In pleading guilty, Edmonds admitted that he learned this deceptive trading strategy from more senior traders at the Bank, and he personally deployed this strategy hundreds of times with the knowledge and consent of his immediate supervisors.
Guilty JP Morgan Trader to Rat Out Other Gold Manipulators
Mr. Edmonds is ratting out some fellow traders, including more senior traders and immediate supervisors. It appears that JPMorgan will have trouble painting him as a “rogue” trader, as so often happens when an employee gets caught.
Maybe, just maybe, the trail uncovered here will lead to a high level executive spending some time in prison for rigging the metals markets. That would be a first.
It is getting harder and harder for futures markets representatives to make the case that trading is even remotely free or fair. That is a good thing. We aren’t going to get honest markets in metals until confidence in the existing structure finally shatters and traders demand something better.
More guilty pleas, new convictions and additional evidence of systematic, widespread cheating is just what is needed for class-action lawsuits.

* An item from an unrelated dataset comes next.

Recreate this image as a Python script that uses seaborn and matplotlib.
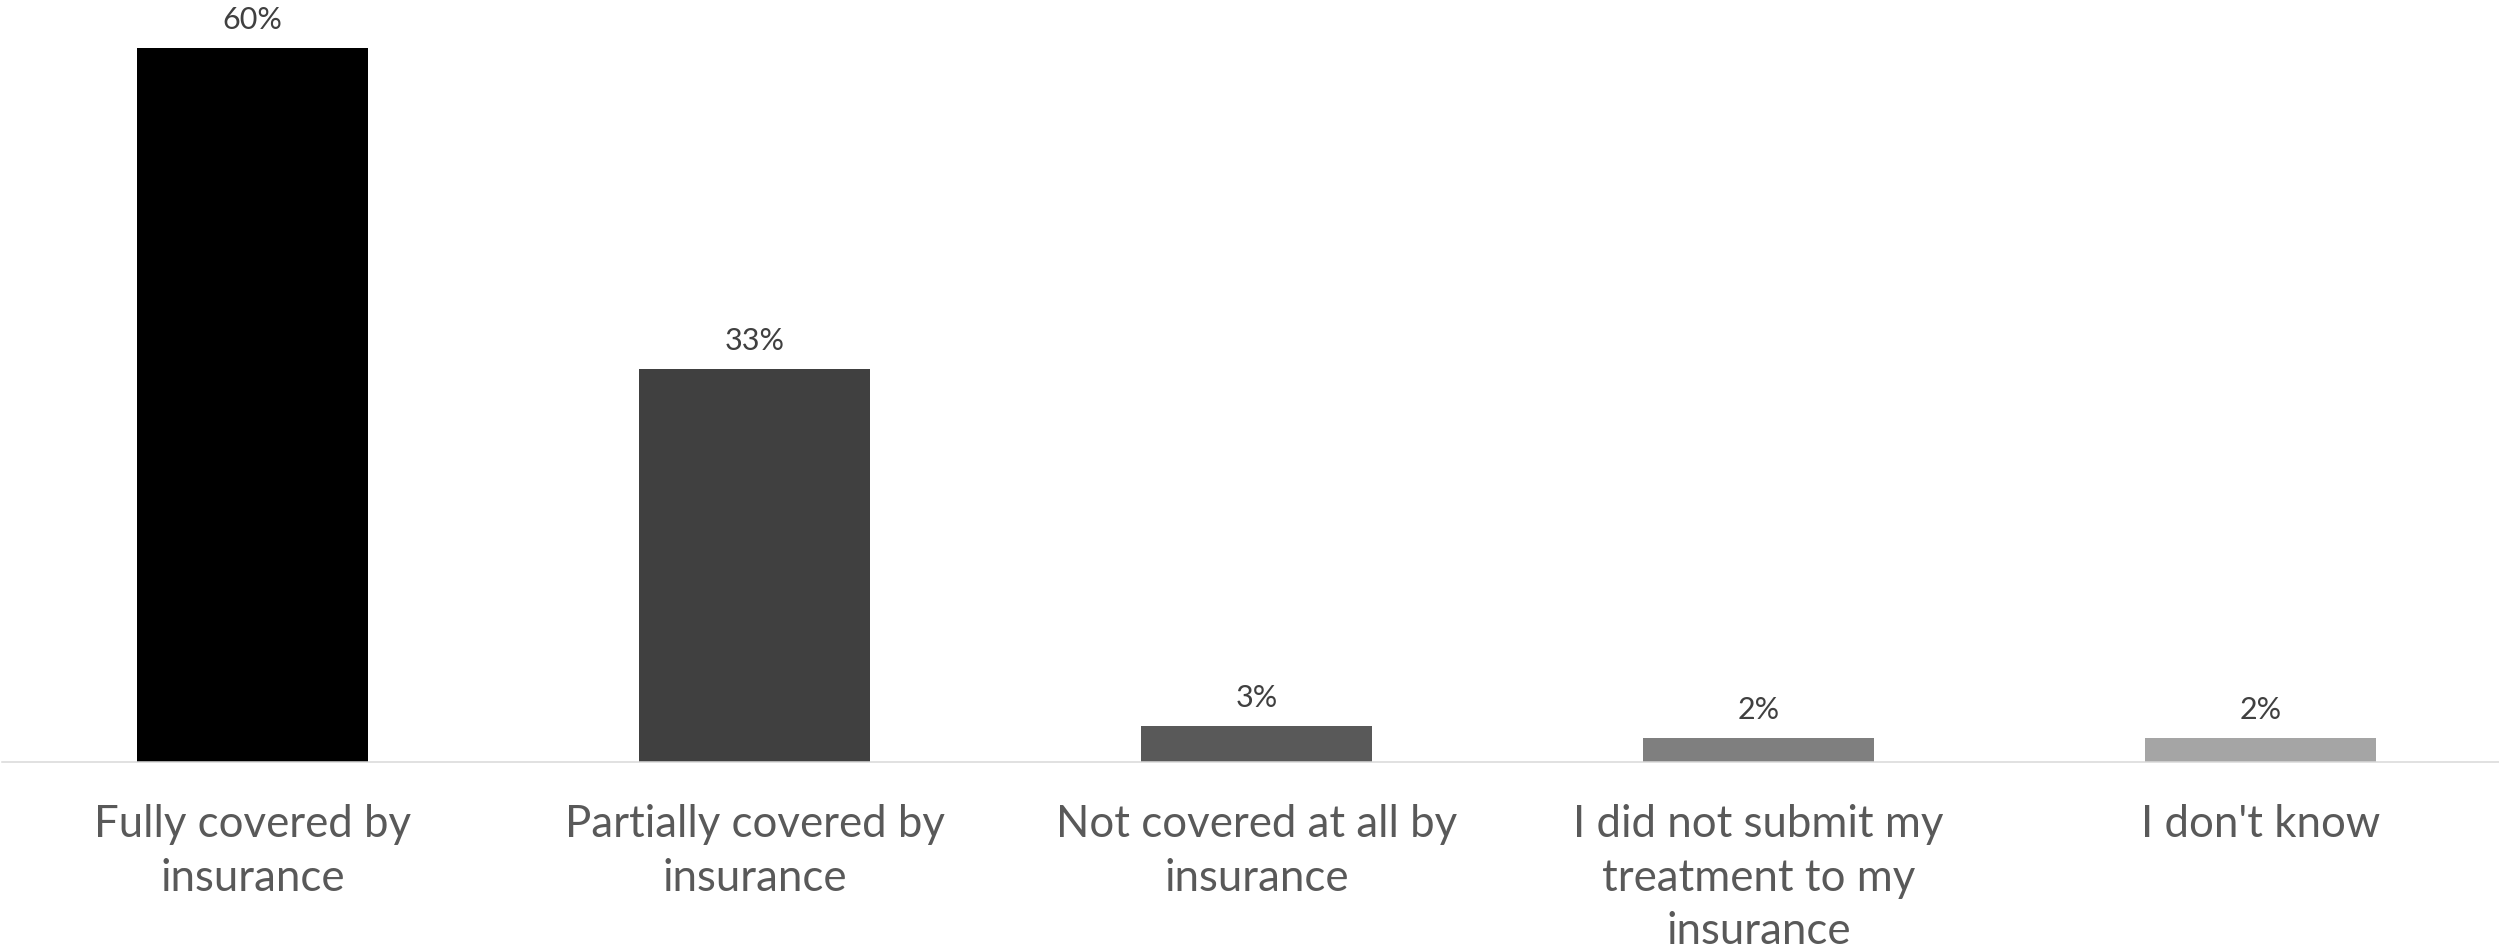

A handful of suits were launched when Deutsche Bank executives admitted to cheating and turned over piles of evidence in late 2016. Those efforts stand to get a nice boost from the Edmonds case, and perhaps we will see additional classes being formed.
Notwithstanding DOJ’s success here, private actions brought in the civil courts are more likely to hold crooked bankers fully accountable than the regulators who have been tasked with that job. The CFTC has yet to take responsibility for the complete and utter failure, so it is safe to assume that the agency remains captured by Wall Street.
It is telling that CFTC investigators spent five years investigating silver market manipulation, four of them during the time that Mr. Edmonds and his accomplices were operating with impunity at JPMorgan Chase. Yet that investigation was closed without asingle banker being charged with wrongdoing, to the dismay of silver and gold market whistle-blowers everywhere.